Insight into catalytic cracking pathways of n‐pentane over bifunctional catalysts to produce light olefins

Abstract

AbstractRevealing the reaction mechanism to guide the industrial production of targeted products still remains a grand challenge for catalytic cracking of light alkanes to olefins over metal‐acid bifunctional catalyst. Herein, we systematically investigated the reaction mechanism of n‐pentane cracking on the Ag/ZSM‐5 bifunctional catalyst featuring both dehydrogenation and cracking capabilities. Specifically, overall cracking network of n‐pentane was comprehensively constructed to show the roles of metal dehydrogenation sites and acid sites respectively, in which metal Ag could substitute the H of the Brønsted acid site to form the Al–O–Ag linkage with enhanced adsorption and activation of n‐pentane, while Brønsted acid site with weak acid strength relay to promote cracking reaction.
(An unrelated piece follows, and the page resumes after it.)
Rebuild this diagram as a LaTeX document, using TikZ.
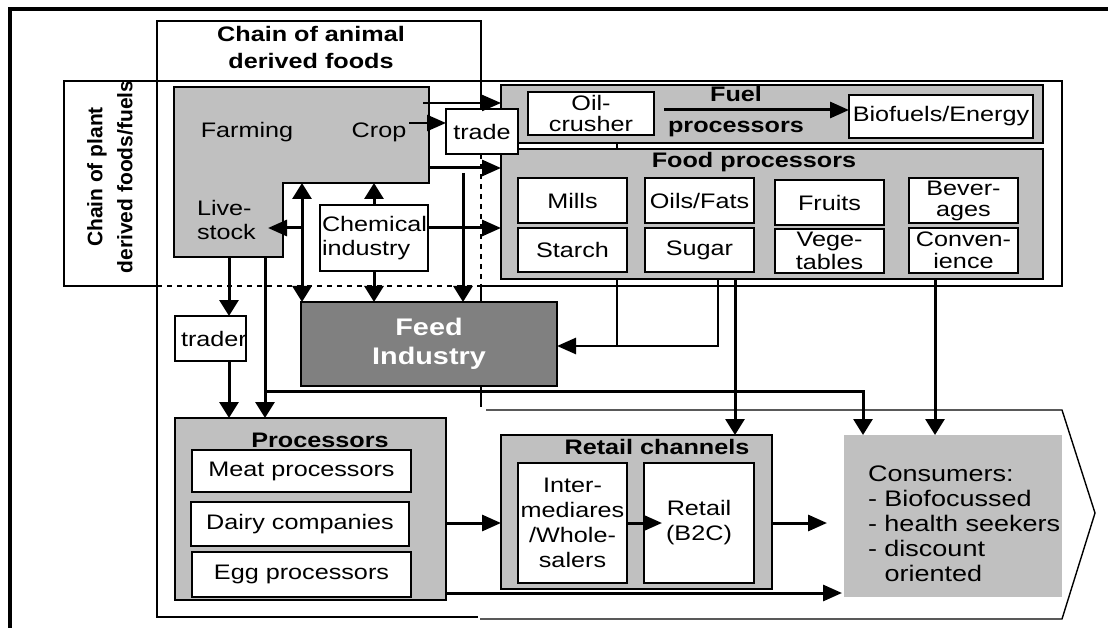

Thanks to this synergy of the two active sites, the apparent activation energy of n‐pentane cracking to light olefins was decreased from 82.77 KJ/mol to 68.26 KJ/mol and the proportion of specific path (C5H12 → H2 + C5H10) in n‐pentane monomolecular cracking reaction increased from 14.62% to 69.24%. In addition, 0.57Ag/ZSM‐5 catalyst exhibited the conversion of n‐pentane up to 67.55 wt%, which improved the performance of the parent ZSM‐5 by 13.42 wt%. These analysis results of reaction mechanism may provide some insights for the rational design of catalysts and the full utilization of petrochemical resources.